Produce nothing but an exact copy of the lines from the one containing "Write a web" through the one containing "var yTicks = [180, 190, 200, 210];", and do not carry over pictures.

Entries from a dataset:

_ _ _

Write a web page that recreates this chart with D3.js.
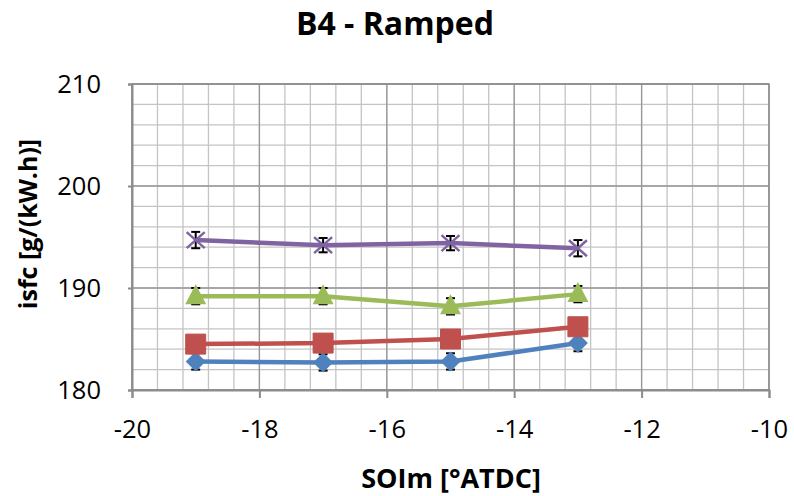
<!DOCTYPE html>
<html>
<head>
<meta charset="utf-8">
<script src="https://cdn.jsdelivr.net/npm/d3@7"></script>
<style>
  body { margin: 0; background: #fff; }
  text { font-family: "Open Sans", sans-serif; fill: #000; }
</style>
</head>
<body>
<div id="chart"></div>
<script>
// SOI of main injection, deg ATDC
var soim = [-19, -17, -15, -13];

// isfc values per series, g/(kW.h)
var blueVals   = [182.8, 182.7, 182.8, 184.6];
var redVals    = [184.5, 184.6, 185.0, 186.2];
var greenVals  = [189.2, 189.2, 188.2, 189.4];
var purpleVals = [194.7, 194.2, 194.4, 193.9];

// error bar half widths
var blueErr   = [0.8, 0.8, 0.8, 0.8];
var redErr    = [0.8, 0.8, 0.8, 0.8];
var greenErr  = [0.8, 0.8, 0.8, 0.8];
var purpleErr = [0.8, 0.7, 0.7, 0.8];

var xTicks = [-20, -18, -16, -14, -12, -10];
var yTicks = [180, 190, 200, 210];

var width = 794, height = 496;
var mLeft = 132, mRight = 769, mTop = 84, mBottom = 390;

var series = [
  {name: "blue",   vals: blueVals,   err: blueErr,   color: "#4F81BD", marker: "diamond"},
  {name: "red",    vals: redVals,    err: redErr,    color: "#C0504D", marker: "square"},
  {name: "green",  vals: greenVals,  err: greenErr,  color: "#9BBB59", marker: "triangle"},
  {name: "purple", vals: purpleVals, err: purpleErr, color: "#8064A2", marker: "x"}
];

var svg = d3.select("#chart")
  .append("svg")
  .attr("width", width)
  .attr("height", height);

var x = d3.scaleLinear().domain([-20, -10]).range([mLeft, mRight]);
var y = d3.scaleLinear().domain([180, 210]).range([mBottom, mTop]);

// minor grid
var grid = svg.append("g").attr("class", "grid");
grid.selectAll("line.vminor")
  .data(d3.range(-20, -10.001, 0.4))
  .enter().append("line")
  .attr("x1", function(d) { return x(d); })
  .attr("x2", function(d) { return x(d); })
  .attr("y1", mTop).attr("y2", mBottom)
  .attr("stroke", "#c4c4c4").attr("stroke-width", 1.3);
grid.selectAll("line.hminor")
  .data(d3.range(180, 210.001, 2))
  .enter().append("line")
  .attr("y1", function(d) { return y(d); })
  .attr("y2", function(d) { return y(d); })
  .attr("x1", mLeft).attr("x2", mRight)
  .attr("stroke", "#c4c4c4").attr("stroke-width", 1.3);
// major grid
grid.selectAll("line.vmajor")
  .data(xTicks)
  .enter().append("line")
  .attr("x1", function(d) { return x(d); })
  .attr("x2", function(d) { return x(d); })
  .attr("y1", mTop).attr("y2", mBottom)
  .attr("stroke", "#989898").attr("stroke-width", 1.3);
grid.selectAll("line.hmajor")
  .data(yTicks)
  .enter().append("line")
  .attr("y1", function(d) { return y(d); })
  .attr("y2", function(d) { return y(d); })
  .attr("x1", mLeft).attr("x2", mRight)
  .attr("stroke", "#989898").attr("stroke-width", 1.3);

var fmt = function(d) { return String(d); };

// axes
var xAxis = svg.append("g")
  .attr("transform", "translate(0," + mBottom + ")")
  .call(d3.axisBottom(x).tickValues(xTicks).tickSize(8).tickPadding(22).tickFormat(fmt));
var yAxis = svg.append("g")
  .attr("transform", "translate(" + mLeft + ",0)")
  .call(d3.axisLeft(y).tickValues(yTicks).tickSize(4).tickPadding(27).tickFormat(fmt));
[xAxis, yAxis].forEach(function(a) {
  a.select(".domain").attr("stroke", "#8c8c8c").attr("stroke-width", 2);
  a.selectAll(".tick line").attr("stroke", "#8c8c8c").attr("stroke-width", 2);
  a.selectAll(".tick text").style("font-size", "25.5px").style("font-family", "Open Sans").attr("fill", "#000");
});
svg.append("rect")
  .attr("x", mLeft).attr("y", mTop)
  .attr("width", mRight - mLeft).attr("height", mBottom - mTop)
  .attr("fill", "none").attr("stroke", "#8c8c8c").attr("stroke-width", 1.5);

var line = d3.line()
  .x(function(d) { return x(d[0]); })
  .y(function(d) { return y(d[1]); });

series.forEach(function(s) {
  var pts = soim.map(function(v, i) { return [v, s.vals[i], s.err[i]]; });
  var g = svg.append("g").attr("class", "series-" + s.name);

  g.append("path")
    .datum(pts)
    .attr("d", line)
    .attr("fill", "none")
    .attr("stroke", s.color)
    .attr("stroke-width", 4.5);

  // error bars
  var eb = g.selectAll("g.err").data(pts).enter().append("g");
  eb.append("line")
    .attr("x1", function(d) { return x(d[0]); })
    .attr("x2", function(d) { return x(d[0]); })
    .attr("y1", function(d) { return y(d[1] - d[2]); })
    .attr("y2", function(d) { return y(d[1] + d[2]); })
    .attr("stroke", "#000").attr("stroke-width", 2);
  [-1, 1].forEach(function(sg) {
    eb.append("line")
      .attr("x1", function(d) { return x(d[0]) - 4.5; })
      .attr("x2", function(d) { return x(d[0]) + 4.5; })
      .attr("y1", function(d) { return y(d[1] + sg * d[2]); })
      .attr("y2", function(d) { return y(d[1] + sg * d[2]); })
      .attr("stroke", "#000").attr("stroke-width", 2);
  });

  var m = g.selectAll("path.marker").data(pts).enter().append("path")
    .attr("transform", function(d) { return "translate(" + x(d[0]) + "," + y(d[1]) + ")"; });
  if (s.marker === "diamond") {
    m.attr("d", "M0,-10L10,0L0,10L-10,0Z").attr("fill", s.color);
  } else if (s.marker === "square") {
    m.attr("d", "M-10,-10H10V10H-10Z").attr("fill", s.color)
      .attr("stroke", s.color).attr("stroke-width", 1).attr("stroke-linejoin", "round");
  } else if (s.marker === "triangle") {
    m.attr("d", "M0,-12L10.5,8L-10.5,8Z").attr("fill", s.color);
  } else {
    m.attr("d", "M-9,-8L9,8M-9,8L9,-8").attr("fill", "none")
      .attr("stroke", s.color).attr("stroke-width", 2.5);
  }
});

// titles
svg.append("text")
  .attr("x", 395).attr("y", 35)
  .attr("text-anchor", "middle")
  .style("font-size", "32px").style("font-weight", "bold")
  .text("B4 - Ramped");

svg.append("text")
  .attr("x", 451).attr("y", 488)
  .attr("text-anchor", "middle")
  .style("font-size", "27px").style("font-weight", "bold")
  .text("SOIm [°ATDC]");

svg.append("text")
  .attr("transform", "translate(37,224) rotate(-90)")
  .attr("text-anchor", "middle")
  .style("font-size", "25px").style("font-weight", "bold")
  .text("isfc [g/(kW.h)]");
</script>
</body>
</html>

_ _ _

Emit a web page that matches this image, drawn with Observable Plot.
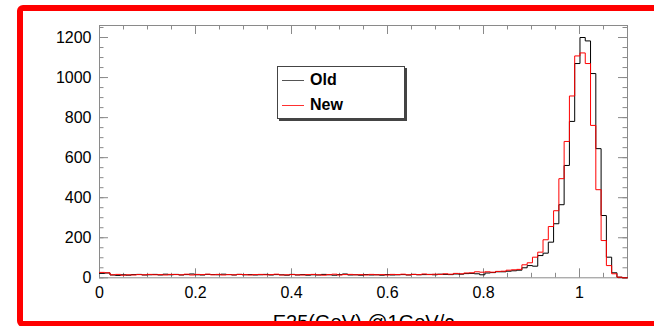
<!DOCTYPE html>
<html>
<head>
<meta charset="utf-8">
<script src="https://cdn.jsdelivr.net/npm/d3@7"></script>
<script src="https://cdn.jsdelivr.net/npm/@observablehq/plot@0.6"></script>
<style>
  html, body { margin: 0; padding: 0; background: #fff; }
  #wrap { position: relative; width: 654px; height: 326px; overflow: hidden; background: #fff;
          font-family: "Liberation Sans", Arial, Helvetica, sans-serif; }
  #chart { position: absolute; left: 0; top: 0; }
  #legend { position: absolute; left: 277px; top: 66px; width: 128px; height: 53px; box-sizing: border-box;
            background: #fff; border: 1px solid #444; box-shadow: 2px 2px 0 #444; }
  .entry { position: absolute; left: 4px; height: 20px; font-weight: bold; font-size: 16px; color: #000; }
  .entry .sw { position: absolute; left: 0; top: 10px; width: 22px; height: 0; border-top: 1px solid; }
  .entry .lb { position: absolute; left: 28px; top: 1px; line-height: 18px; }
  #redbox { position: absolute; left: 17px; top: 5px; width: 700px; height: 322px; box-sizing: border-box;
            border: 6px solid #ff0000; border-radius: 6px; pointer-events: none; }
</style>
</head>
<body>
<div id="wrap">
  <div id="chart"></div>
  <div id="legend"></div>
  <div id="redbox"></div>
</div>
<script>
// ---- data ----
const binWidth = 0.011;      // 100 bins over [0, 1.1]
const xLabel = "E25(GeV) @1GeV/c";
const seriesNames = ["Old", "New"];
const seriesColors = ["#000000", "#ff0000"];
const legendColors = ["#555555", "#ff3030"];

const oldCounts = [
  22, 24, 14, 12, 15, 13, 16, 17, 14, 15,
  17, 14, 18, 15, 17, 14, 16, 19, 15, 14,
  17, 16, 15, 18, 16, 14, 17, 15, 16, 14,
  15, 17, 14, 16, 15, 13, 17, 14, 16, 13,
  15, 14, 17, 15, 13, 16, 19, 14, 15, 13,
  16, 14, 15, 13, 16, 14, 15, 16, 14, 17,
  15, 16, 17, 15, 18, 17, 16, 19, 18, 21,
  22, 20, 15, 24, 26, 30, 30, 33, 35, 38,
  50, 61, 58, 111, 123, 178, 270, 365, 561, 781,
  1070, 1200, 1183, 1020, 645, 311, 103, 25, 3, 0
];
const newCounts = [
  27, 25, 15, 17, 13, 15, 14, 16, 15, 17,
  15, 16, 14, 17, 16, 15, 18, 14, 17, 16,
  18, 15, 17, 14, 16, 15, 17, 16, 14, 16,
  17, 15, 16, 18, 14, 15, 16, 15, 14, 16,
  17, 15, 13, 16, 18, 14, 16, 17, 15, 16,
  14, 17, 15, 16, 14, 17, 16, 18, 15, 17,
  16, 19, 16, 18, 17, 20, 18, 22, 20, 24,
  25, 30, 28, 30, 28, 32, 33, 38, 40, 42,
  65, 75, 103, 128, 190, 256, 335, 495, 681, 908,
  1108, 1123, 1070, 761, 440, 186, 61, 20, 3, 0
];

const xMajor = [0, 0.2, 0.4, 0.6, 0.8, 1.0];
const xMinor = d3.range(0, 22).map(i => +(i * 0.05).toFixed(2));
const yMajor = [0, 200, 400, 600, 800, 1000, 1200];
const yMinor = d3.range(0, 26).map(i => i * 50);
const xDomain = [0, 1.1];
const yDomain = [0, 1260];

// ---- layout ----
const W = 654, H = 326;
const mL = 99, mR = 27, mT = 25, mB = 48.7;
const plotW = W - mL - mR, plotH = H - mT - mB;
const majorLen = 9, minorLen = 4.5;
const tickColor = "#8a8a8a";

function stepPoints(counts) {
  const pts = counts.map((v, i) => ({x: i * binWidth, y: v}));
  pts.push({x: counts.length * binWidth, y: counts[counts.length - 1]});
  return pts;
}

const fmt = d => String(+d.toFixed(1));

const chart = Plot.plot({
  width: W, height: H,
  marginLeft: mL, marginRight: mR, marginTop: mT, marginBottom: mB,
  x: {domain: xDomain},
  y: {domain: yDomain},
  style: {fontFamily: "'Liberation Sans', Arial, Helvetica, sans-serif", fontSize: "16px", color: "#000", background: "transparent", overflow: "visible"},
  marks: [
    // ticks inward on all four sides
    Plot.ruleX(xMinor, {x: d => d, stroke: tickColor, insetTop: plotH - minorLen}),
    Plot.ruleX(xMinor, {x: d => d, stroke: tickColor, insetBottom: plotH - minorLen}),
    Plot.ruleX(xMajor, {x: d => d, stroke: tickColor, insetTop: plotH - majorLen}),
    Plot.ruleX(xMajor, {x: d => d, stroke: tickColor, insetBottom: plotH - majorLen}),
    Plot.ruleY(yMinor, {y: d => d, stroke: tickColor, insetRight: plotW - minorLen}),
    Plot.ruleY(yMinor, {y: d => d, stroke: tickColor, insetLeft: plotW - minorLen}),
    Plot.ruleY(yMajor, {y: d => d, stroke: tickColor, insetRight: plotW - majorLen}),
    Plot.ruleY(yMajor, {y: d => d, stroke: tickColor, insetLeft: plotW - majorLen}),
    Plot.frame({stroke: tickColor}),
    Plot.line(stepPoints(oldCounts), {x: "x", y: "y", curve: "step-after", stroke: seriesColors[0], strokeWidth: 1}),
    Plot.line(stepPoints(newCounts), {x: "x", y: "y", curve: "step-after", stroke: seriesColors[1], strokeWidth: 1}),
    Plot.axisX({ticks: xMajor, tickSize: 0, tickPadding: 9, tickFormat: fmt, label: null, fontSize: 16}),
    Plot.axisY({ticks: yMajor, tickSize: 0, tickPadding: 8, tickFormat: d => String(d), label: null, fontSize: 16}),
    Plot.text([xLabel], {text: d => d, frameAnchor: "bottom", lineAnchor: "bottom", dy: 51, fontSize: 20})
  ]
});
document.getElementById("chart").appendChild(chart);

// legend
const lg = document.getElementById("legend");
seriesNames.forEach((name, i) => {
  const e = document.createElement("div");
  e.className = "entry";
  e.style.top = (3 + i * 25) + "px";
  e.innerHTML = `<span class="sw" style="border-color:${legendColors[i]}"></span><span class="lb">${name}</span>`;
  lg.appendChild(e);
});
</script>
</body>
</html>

_ _ _

■ Response below:
Write a web page that recreates this chart with D3.js.
<!DOCTYPE html>
<html>
<head>
<meta charset="utf-8">
<script src="https://cdn.jsdelivr.net/npm/d3@7"></script>
<style>
  body { margin: 0; background: #fff; }
  text { font-family: "Open Sans", sans-serif; fill: #000; }
</style>
</head>
<body>
<div id="chart"></div>
<script>
// SOI of main injection, deg ATDC
var soim = [-19, -17, -15, -13];

// isfc values per series, g/(kW.h)
var blueVals   = [182.8, 182.7, 182.8, 184.6];
var redVals    = [184.5, 184.6, 185.0, 186.2];
var greenVals  = [189.2, 189.2, 188.2, 189.4];
var purpleVals = [194.7, 194.2, 194.4, 193.9];

// error bar half widths
var blueErr   = [0.8, 0.8, 0.8, 0.8];
var redErr    = [0.8, 0.8, 0.8, 0.8];
var greenErr  = [0.8, 0.8, 0.8, 0.8];
var purpleErr = [0.8, 0.7, 0.7, 0.8];

var xTicks = [-20, -18, -16, -14, -12, -10];
var yTicks = [180, 190, 200, 210];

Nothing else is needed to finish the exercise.